When addressing child support in the context of a Georgia divorce proceeding, insurance needs are an integral component. Where one party in a divorce agrees or is ordered by the court to pay child support, it is important to consider what will happen should that parent die while the children are still minors.
One idea that is gaining popularity between divorcing couples is purchasing a term life insurance policy that will ensure the children's needs are met in the wake of losing a parent. Many divorce agreements contain such a provision. Without that protection, the death of a person providing support may mean there will be no further contribution to the expenses of the children - which can affect whether the children can enjoy the activities they were once accustomed to doing when both parents were contributing to their care.

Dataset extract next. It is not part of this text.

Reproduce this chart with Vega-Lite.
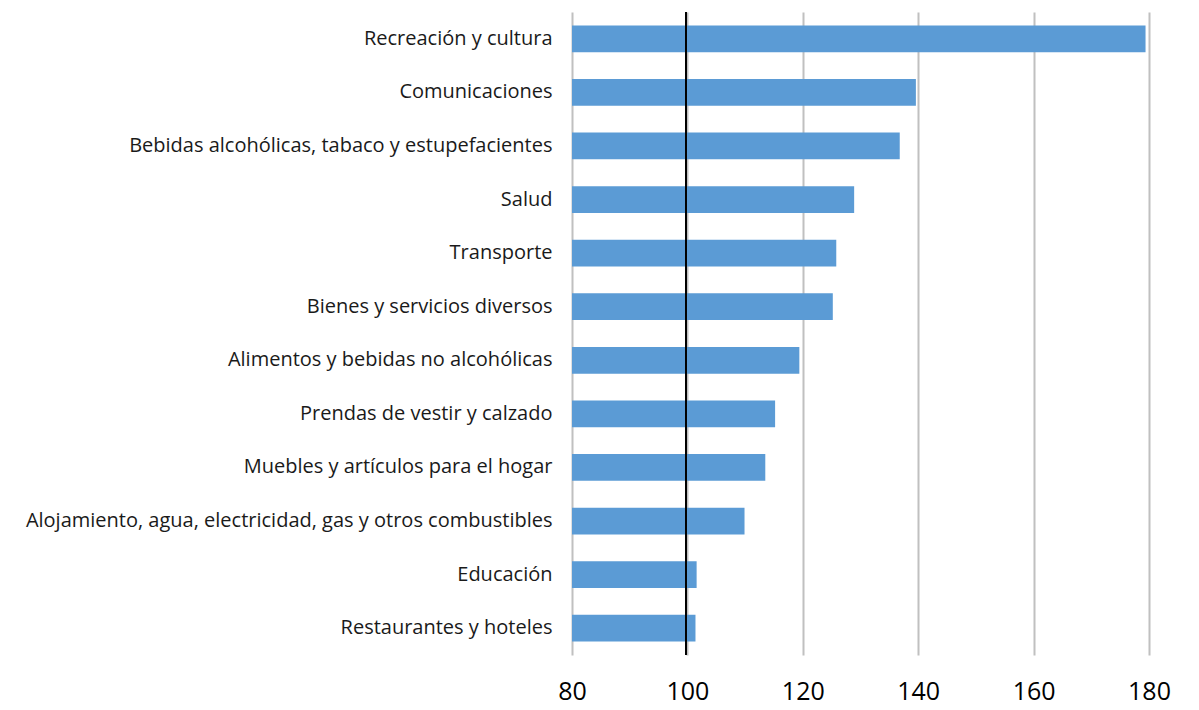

The person who is obligated to provide support normally establishes a term policy with the proceeds paid for the benefit of the children in trust. Once the children have turned 18, or as otherwise defined under the divorce agreement, the owner of the policy can change beneficiaries or convent the policy for other use as is deemed fit. Of course, should the party desire, the policy can be canceled once the use for its creation is no longer an issue.
These matters ought to be discussed with your Georgia divorce and family law attorney so that he or she can help decipher the policies. Copies of the policies, where available, will be helpful. Once a determination is made about the value of each policy and the perceived equitable division, the matters may be negotiated for settlement or left to the court's determination in a contested divorce.